- What needs to be done -
Give every line of the material again, exactly as written.

- Data section -
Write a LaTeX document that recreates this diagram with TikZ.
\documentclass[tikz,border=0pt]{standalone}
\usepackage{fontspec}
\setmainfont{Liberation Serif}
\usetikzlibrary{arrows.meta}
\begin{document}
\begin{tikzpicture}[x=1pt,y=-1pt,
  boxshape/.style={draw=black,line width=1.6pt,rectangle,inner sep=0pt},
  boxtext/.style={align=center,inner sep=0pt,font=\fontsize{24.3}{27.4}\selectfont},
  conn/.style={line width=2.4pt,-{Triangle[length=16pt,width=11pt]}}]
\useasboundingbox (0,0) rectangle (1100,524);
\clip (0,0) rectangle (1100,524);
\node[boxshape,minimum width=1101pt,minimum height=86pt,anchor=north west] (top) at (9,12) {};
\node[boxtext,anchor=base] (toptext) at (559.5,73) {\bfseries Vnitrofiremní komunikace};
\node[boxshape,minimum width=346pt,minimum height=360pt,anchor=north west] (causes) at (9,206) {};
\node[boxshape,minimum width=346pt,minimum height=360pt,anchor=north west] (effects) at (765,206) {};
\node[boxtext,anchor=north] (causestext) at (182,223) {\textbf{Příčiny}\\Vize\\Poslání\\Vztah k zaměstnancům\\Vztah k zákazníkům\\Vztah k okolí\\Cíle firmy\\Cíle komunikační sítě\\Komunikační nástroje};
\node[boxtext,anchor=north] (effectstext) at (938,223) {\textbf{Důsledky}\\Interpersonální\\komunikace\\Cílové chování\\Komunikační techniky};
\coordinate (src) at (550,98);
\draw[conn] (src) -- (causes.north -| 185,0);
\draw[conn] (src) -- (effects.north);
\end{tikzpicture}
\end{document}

- Exercise response -
Write a LaTeX document that recreates this diagram with TikZ.
\documentclass[tikz,border=0pt]{standalone}
\usepackage{fontspec}
\setmainfont{Liberation Serif}
\usetikzlibrary{arrows.meta}
\begin{document}
\begin{tikzpicture}[x=1pt,y=-1pt,
  boxshape/.style={draw=black,line width=1.6pt,rectangle,inner sep=0pt},
  boxtext/.style={align=center,inner sep=0pt,font=\fontsize{24.3}{27.4}\selectfont},
  conn/.style={line width=2.4pt,-{Triangle[length=16pt,width=11pt]}}]
\useasboundingbox (0,0) rectangle (1100,524);
\clip (0,0) rectangle (1100,524);
\node[boxshape,minimum width=1101pt,minimum height=86pt,anchor=north west] (top) at (9,12) {};
\node[boxtext,anchor=base] (toptext) at (559.5,73) {\bfseries Vnitrofiremní komunikace};
\node[boxshape,minimum width=346pt,minimum height=360pt,anchor=north west] (causes) at (9,206) {};
\node[boxshape,minimum width=346pt,minimum height=360pt,anchor=north west] (effects) at (765,206) {};
\node[boxtext,anchor=north] (causestext) at (182,223) {\textbf{Příčiny}\\Vize\\Poslání\\Vztah k zaměstnancům\\Vztah k zákazníkům\\Vztah k okolí\\Cíle firmy\\Cíle komunikační sítě\\Komunikační nástroje};
\node[boxtext,anchor=north] (effectstext) at (938,223) {\textbf{Důsledky}\\Interpersonální\\komunikace\\Cílové chování\\Komunikační techniky};
\coordinate (src) at (550,98);
\draw[conn] (src) -- (causes.north -| 185,0);
\draw[conn] (src) -- (effects.north);
\end{tikzpicture}
\end{document}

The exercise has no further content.